▶ The request: Your task is to transcribe all of the data below exactly, omitting the images.

▶ Information supplied:
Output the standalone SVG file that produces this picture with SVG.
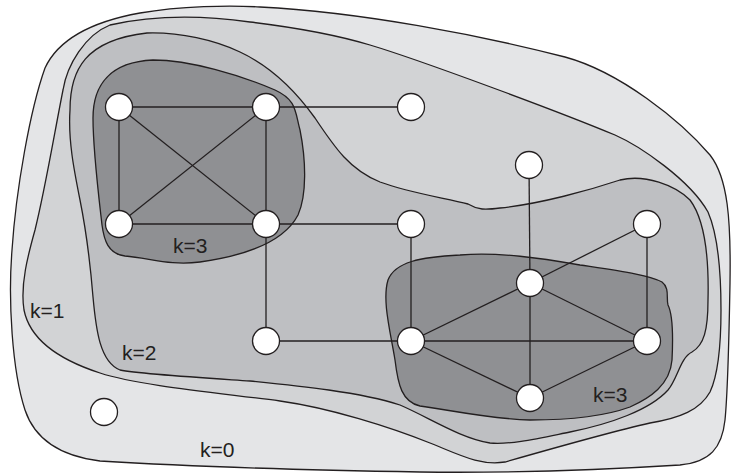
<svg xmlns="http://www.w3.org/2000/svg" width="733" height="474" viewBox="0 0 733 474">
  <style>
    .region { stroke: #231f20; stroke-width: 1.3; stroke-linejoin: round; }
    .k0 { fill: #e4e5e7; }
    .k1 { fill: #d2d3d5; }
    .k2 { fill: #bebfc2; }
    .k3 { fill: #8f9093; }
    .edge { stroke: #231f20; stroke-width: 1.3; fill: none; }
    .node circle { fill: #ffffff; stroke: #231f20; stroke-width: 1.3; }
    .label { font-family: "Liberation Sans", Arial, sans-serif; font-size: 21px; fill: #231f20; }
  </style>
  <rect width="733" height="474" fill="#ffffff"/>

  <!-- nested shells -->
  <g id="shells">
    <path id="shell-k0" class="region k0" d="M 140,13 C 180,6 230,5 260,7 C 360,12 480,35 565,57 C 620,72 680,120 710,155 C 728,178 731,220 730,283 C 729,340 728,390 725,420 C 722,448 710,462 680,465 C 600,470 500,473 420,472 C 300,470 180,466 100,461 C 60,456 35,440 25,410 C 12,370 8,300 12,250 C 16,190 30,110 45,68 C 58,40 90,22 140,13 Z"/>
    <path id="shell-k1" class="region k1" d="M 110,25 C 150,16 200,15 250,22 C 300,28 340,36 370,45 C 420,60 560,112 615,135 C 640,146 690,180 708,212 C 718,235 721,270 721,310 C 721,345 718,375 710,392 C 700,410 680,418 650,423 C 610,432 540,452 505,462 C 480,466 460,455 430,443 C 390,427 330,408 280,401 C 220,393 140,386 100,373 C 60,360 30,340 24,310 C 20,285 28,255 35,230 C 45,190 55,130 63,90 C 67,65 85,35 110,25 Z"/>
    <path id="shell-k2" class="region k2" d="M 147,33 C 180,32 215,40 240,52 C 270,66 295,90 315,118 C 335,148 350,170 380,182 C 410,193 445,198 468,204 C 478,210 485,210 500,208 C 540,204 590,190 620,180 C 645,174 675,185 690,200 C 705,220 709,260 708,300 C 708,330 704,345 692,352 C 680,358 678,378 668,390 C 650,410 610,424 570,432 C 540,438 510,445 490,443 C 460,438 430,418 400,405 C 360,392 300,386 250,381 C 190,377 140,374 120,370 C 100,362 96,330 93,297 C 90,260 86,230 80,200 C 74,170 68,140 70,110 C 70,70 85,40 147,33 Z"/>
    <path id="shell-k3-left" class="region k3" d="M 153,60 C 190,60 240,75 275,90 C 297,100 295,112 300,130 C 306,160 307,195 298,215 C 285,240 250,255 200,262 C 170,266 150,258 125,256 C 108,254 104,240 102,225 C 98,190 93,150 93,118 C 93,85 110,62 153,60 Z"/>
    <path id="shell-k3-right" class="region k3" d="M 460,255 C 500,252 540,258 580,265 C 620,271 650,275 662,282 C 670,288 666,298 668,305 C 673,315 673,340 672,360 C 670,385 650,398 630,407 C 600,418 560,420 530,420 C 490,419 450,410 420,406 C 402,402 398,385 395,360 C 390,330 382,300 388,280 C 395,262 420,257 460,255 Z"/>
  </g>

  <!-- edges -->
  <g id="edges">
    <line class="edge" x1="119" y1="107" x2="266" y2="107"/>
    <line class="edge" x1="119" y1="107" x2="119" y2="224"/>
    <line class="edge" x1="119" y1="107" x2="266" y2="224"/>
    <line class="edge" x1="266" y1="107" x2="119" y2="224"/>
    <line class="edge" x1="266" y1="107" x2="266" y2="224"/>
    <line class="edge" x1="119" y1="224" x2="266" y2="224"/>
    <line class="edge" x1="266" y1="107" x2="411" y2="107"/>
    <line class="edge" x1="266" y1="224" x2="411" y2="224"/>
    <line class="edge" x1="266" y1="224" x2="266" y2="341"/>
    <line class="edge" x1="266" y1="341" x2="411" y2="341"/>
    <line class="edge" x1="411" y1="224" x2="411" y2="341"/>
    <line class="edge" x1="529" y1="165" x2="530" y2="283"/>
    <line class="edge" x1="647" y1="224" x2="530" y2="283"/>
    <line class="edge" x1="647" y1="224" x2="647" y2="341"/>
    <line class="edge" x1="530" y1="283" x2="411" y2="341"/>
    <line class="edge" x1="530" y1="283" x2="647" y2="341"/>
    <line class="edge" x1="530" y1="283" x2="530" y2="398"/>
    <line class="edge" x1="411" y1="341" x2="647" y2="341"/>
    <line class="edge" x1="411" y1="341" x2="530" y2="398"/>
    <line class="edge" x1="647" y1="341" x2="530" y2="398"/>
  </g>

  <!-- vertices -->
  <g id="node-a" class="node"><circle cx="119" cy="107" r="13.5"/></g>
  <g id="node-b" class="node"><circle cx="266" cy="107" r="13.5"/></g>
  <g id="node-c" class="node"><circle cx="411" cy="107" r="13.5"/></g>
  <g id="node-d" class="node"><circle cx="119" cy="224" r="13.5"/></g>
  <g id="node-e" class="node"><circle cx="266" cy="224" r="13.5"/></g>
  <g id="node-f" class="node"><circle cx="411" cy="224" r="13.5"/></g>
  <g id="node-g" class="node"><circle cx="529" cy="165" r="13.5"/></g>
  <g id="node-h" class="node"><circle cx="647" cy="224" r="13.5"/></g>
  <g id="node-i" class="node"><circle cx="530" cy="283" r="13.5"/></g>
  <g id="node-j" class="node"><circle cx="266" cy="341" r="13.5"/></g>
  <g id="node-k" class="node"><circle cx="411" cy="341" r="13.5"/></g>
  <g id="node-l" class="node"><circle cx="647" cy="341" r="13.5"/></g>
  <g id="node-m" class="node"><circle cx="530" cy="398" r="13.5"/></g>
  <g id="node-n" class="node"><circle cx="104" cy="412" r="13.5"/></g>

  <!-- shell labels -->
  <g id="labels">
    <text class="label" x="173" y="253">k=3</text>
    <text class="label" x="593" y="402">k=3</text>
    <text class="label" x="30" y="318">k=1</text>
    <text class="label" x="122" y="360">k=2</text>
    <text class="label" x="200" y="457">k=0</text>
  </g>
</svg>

▶ Response to this exercise:
Output the standalone SVG file that produces this picture with SVG.
<svg xmlns="http://www.w3.org/2000/svg" width="733" height="474" viewBox="0 0 733 474">
  <style>
    .region { stroke: #231f20; stroke-width: 1.3; stroke-linejoin: round; }
    .k0 { fill: #e4e5e7; }
    .k1 { fill: #d2d3d5; }
    .k2 { fill: #bebfc2; }
    .k3 { fill: #8f9093; }
    .edge { stroke: #231f20; stroke-width: 1.3; fill: none; }
    .node circle { fill: #ffffff; stroke: #231f20; stroke-width: 1.3; }
    .label { font-family: "Liberation Sans", Arial, sans-serif; font-size: 21px; fill: #231f20; }
  </style>
  <rect width="733" height="474" fill="#ffffff"/>

  <!-- nested shells -->
  <g id="shells">
    <path id="shell-k0" class="region k0" d="M 140,13 C 180,6 230,5 260,7 C 360,12 480,35 565,57 C 620,72 680,120 710,155 C 728,178 731,220 730,283 C 729,340 728,390 725,420 C 722,448 710,462 680,465 C 600,470 500,473 420,472 C 300,470 180,466 100,461 C 60,456 35,440 25,410 C 12,370 8,300 12,250 C 16,190 30,110 45,68 C 58,40 90,22 140,13 Z"/>
    <path id="shell-k1" class="region k1" d="M 110,25 C 150,16 200,15 250,22 C 300,28 340,36 370,45 C 420,60 560,112 615,135 C 640,146 690,180 708,212 C 718,235 721,270 721,310 C 721,345 718,375 710,392 C 700,410 680,418 650,423 C 610,432 540,452 505,462 C 480,466 460,455 430,443 C 390,427 330,408 280,401 C 220,393 140,386 100,373 C 60,360 30,340 24,310 C 20,285 28,255 35,230 C 45,190 55,130 63,90 C 67,65 85,35 110,25 Z"/>
    <path id="shell-k2" class="region k2" d="M 147,33 C 180,32 215,40 240,52 C 270,66 295,90 315,118 C 335,148 350,170 380,182 C 410,193 445,198 468,204 C 478,210 485,210 500,208 C 540,204 590,190 620,180 C 645,174 675,185 690,200 C 705,220 709,260 708,300 C 708,330 704,345 692,352 C 680,358 678,378 668,390 C 650,410 610,424 570,432 C 540,438 510,445 490,443 C 460,438 430,418 400,405 C 360,392 300,386 250,381 C 190,377 140,374 120,370 C 100,362 96,330 93,297 C 90,260 86,230 80,200 C 74,170 68,140 70,110 C 70,70 85,40 147,33 Z"/>
    <path id="shell-k3-left" class="region k3" d="M 153,60 C 190,60 240,75 275,90 C 297,100 295,112 300,130 C 306,160 307,195 298,215 C 285,240 250,255 200,262 C 170,266 150,258 125,256 C 108,254 104,240 102,225 C 98,190 93,150 93,118 C 93,85 110,62 153,60 Z"/>
    <path id="shell-k3-right" class="region k3" d="M 460,255 C 500,252 540,258 580,265 C 620,271 650,275 662,282 C 670,288 666,298 668,305 C 673,315 673,340 672,360 C 670,385 650,398 630,407 C 600,418 560,420 530,420 C 490,419 450,410 420,406 C 402,402 398,385 395,360 C 390,330 382,300 388,280 C 395,262 420,257 460,255 Z"/>
  </g>

  <!-- edges -->
  <g id="edges">
    <line class="edge" x1="119" y1="107" x2="266" y2="107"/>
    <line class="edge" x1="119" y1="107" x2="119" y2="224"/>
    <line class="edge" x1="119" y1="107" x2="266" y2="224"/>
    <line class="edge" x1="266" y1="107" x2="119" y2="224"/>
    <line class="edge" x1="266" y1="107" x2="266" y2="224"/>
    <line class="edge" x1="119" y1="224" x2="266" y2="224"/>
    <line class="edge" x1="266" y1="107" x2="411" y2="107"/>
    <line class="edge" x1="266" y1="224" x2="411" y2="224"/>
    <line class="edge" x1="266" y1="224" x2="266" y2="341"/>
    <line class="edge" x1="266" y1="341" x2="411" y2="341"/>
    <line class="edge" x1="411" y1="224" x2="411" y2="341"/>
    <line class="edge" x1="529" y1="165" x2="530" y2="283"/>
    <line class="edge" x1="647" y1="224" x2="530" y2="283"/>
    <line class="edge" x1="647" y1="224" x2="647" y2="341"/>
    <line class="edge" x1="530" y1="283" x2="411" y2="341"/>
    <line class="edge" x1="530" y1="283" x2="647" y2="341"/>
    <line class="edge" x1="530" y1="283" x2="530" y2="398"/>
    <line class="edge" x1="411" y1="341" x2="647" y2="341"/>
    <line class="edge" x1="411" y1="341" x2="530" y2="398"/>
    <line class="edge" x1="647" y1="341" x2="530" y2="398"/>
  </g>

  <!-- vertices -->
  <g id="node-a" class="node"><circle cx="119" cy="107" r="13.5"/></g>
  <g id="node-b" class="node"><circle cx="266" cy="107" r="13.5"/></g>
  <g id="node-c" class="node"><circle cx="411" cy="107" r="13.5"/></g>
  <g id="node-d" class="node"><circle cx="119" cy="224" r="13.5"/></g>
  <g id="node-e" class="node"><circle cx="266" cy="224" r="13.5"/></g>
  <g id="node-f" class="node"><circle cx="411" cy="224" r="13.5"/></g>
  <g id="node-g" class="node"><circle cx="529" cy="165" r="13.5"/></g>
  <g id="node-h" class="node"><circle cx="647" cy="224" r="13.5"/></g>
  <g id="node-i" class="node"><circle cx="530" cy="283" r="13.5"/></g>
  <g id="node-j" class="node"><circle cx="266" cy="341" r="13.5"/></g>
  <g id="node-k" class="node"><circle cx="411" cy="341" r="13.5"/></g>
  <g id="node-l" class="node"><circle cx="647" cy="341" r="13.5"/></g>
  <g id="node-m" class="node"><circle cx="530" cy="398" r="13.5"/></g>
  <g id="node-n" class="node"><circle cx="104" cy="412" r="13.5"/></g>

  <!-- shell labels -->
  <g id="labels">
    <text class="label" x="173" y="253">k=3</text>
    <text class="label" x="593" y="402">k=3</text>
    <text class="label" x="30" y="318">k=1</text>
    <text class="label" x="122" y="360">k=2</text>
    <text class="label" x="200" y="457">k=0</text>
  </g>
</svg>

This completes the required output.